■ RECORDED DATA
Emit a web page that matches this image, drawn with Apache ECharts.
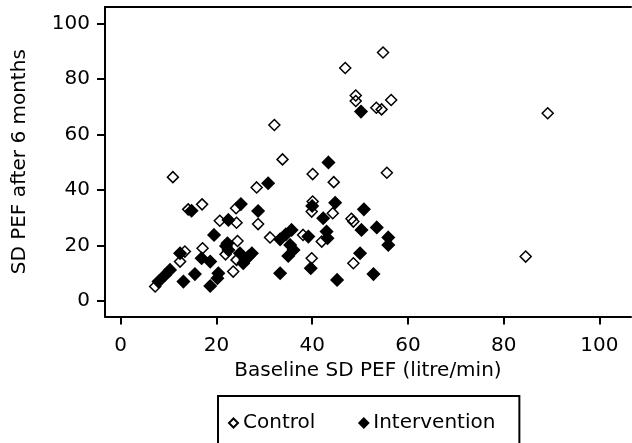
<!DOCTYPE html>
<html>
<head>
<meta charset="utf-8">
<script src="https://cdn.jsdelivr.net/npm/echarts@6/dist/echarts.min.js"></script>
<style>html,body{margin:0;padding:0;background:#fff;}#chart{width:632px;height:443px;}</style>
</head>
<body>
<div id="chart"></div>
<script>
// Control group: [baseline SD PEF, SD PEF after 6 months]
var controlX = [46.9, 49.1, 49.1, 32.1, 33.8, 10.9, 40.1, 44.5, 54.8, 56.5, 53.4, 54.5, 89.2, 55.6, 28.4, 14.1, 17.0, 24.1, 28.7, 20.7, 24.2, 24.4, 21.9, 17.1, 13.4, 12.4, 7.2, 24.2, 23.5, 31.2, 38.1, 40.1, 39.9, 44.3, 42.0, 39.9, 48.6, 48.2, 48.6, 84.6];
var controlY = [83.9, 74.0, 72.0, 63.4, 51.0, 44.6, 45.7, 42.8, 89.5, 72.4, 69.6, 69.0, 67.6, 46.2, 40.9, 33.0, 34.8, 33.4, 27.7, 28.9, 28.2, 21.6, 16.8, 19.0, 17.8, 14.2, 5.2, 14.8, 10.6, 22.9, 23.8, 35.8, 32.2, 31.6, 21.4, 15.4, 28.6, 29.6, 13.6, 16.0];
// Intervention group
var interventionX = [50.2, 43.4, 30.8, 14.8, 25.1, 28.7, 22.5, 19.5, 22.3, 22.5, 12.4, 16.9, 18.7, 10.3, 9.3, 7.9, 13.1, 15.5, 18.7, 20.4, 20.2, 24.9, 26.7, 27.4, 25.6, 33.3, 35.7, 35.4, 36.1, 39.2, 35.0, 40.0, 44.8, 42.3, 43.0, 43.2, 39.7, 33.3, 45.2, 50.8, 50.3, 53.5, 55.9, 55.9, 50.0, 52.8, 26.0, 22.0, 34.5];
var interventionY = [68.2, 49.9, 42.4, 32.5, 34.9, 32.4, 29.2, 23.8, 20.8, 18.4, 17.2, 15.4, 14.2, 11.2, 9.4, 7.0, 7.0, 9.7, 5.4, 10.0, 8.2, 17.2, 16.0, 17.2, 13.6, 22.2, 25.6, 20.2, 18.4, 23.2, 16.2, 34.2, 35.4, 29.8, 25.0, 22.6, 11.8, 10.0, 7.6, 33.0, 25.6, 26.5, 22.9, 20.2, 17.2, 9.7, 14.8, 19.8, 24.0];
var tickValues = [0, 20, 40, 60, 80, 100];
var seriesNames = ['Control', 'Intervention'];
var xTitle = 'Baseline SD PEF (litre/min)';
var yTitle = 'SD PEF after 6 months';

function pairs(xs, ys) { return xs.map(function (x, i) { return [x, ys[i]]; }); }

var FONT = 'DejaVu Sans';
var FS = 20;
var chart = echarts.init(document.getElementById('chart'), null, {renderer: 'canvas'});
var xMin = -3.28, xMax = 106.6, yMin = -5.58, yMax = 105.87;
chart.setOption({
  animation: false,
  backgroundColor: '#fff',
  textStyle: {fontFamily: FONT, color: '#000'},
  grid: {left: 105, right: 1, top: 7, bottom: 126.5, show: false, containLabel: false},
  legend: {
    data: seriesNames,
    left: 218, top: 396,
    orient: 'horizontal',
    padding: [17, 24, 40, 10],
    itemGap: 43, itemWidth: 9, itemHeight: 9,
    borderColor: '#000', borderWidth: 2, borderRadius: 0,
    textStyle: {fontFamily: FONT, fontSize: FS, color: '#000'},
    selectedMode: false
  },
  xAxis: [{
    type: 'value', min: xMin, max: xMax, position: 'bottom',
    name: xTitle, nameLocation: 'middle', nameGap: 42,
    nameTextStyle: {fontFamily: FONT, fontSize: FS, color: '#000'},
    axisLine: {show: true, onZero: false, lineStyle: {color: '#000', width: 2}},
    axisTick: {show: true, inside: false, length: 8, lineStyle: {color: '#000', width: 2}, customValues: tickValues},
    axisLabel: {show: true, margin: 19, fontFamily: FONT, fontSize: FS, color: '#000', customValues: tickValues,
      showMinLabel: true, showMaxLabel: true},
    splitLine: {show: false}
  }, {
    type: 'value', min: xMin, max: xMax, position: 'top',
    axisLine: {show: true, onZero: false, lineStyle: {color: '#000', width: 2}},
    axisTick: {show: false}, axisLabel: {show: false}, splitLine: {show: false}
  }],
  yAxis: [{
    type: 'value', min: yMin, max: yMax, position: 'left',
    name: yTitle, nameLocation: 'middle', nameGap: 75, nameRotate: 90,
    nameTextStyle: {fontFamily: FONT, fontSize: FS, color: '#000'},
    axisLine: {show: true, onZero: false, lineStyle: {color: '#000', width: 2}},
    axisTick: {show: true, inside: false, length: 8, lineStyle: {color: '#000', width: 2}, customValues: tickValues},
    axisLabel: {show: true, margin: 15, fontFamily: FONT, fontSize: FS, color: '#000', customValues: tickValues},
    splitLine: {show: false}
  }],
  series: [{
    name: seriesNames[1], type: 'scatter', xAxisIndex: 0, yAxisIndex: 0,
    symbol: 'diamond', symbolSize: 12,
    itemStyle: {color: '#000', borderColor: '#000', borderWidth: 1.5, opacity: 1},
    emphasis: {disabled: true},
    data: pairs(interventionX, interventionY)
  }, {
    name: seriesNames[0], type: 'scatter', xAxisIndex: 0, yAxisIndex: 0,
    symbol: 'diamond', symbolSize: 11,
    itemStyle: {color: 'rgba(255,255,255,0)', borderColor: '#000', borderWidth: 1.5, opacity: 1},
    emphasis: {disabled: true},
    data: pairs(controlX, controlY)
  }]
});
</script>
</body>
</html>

■ INSTRUCTION
Omit each picture, then return all of the listing exactly as it stands.

■ ANSWER TO THIS TASK
Emit a web page that matches this image, drawn with Apache ECharts.
<!DOCTYPE html>
<html>
<head>
<meta charset="utf-8">
<script src="https://cdn.jsdelivr.net/npm/echarts@6/dist/echarts.min.js"></script>
<style>html,body{margin:0;padding:0;background:#fff;}#chart{width:632px;height:443px;}</style>
</head>
<body>
<div id="chart"></div>
<script>
// Control group: [baseline SD PEF, SD PEF after 6 months]
var controlX = [46.9, 49.1, 49.1, 32.1, 33.8, 10.9, 40.1, 44.5, 54.8, 56.5, 53.4, 54.5, 89.2, 55.6, 28.4, 14.1, 17.0, 24.1, 28.7, 20.7, 24.2, 24.4, 21.9, 17.1, 13.4, 12.4, 7.2, 24.2, 23.5, 31.2, 38.1, 40.1, 39.9, 44.3, 42.0, 39.9, 48.6, 48.2, 48.6, 84.6];
var controlY = [83.9, 74.0, 72.0, 63.4, 51.0, 44.6, 45.7, 42.8, 89.5, 72.4, 69.6, 69.0, 67.6, 46.2, 40.9, 33.0, 34.8, 33.4, 27.7, 28.9, 28.2, 21.6, 16.8, 19.0, 17.8, 14.2, 5.2, 14.8, 10.6, 22.9, 23.8, 35.8, 32.2, 31.6, 21.4, 15.4, 28.6, 29.6, 13.6, 16.0];
// Intervention group
var interventionX = [50.2, 43.4, 30.8, 14.8, 25.1, 28.7, 22.5, 19.5, 22.3, 22.5, 12.4, 16.9, 18.7, 10.3, 9.3, 7.9, 13.1, 15.5, 18.7, 20.4, 20.2, 24.9, 26.7, 27.4, 25.6, 33.3, 35.7, 35.4, 36.1, 39.2, 35.0, 40.0, 44.8, 42.3, 43.0, 43.2, 39.7, 33.3, 45.2, 50.8, 50.3, 53.5, 55.9, 55.9, 50.0, 52.8, 26.0, 22.0, 34.5];
var interventionY = [68.2, 49.9, 42.4, 32.5, 34.9, 32.4, 29.2, 23.8, 20.8, 18.4, 17.2, 15.4, 14.2, 11.2, 9.4, 7.0, 7.0, 9.7, 5.4, 10.0, 8.2, 17.2, 16.0, 17.2, 13.6, 22.2, 25.6, 20.2, 18.4, 23.2, 16.2, 34.2, 35.4, 29.8, 25.0, 22.6, 11.8, 10.0, 7.6, 33.0, 25.6, 26.5, 22.9, 20.2, 17.2, 9.7, 14.8, 19.8, 24.0];
var tickValues = [0, 20, 40, 60, 80, 100];
var seriesNames = ['Control', 'Intervention'];
var xTitle = 'Baseline SD PEF (litre/min)';
var yTitle = 'SD PEF after 6 months';

function pairs(xs, ys) { return xs.map(function (x, i) { return [x, ys[i]]; }); }

var FONT = 'DejaVu Sans';
var FS = 20;
var chart = echarts.init(document.getElementById('chart'), null, {renderer: 'canvas'});
var xMin = -3.28, xMax = 106.6, yMin = -5.58, yMax = 105.87;
chart.setOption({
  animation: false,
  backgroundColor: '#fff',
  textStyle: {fontFamily: FONT, color: '#000'},
  grid: {left: 105, right: 1, top: 7, bottom: 126.5, show: false, containLabel: false},
  legend: {
    data: seriesNames,
    left: 218, top: 396,
    orient: 'horizontal',
    padding: [17, 24, 40, 10],
    itemGap: 43, itemWidth: 9, itemHeight: 9,
    borderColor: '#000', borderWidth: 2, borderRadius: 0,
    textStyle: {fontFamily: FONT, fontSize: FS, color: '#000'},
    selectedMode: false
  },
  xAxis: [{
    type: 'value', min: xMin, max: xMax, position: 'bottom',
    name: xTitle, nameLocation: 'middle', nameGap: 42,
    nameTextStyle: {fontFamily: FONT, fontSize: FS, color: '#000'},
    axisLine: {show: true, onZero: false, lineStyle: {color: '#000', width: 2}},
    axisTick: {show: true, inside: false, length: 8, lineStyle: {color: '#000', width: 2}, customValues: tickValues},
    axisLabel: {show: true, margin: 19, fontFamily: FONT, fontSize: FS, color: '#000', customValues: tickValues,
      showMinLabel: true, showMaxLabel: true},
    splitLine: {show: false}
  }, {
    type: 'value', min: xMin, max: xMax, position: 'top',
    axisLine: {show: true, onZero: false, lineStyle: {color: '#000', width: 2}},
    axisTick: {show: false}, axisLabel: {show: false}, splitLine: {show: false}
  }],
  yAxis: [{
    type: 'value', min: yMin, max: yMax, position: 'left',
    name: yTitle, nameLocation: 'middle', nameGap: 75, nameRotate: 90,
    nameTextStyle: {fontFamily: FONT, fontSize: FS, color: '#000'},
    axisLine: {show: true, onZero: false, lineStyle: {color: '#000', width: 2}},
    axisTick: {show: true, inside: false, length: 8, lineStyle: {color: '#000', width: 2}, customValues: tickValues},
    axisLabel: {show: true, margin: 15, fontFamily: FONT, fontSize: FS, color: '#000', customValues: tickValues},
    splitLine: {show: false}
  }],
  series: [{
    name: seriesNames[1], type: 'scatter', xAxisIndex: 0, yAxisIndex: 0,
    symbol: 'diamond', symbolSize: 12,
    itemStyle: {color: '#000', borderColor: '#000', borderWidth: 1.5, opacity: 1},
    emphasis: {disabled: true},
    data: pairs(interventionX, interventionY)
  }, {
    name: seriesNames[0], type: 'scatter', xAxisIndex: 0, yAxisIndex: 0,
    symbol: 'diamond', symbolSize: 11,
    itemStyle: {color: 'rgba(255,255,255,0)', borderColor: '#000', borderWidth: 1.5, opacity: 1},
    emphasis: {disabled: true},
    data: pairs(controlX, controlY)
  }]
});
</script>
</body>
</html>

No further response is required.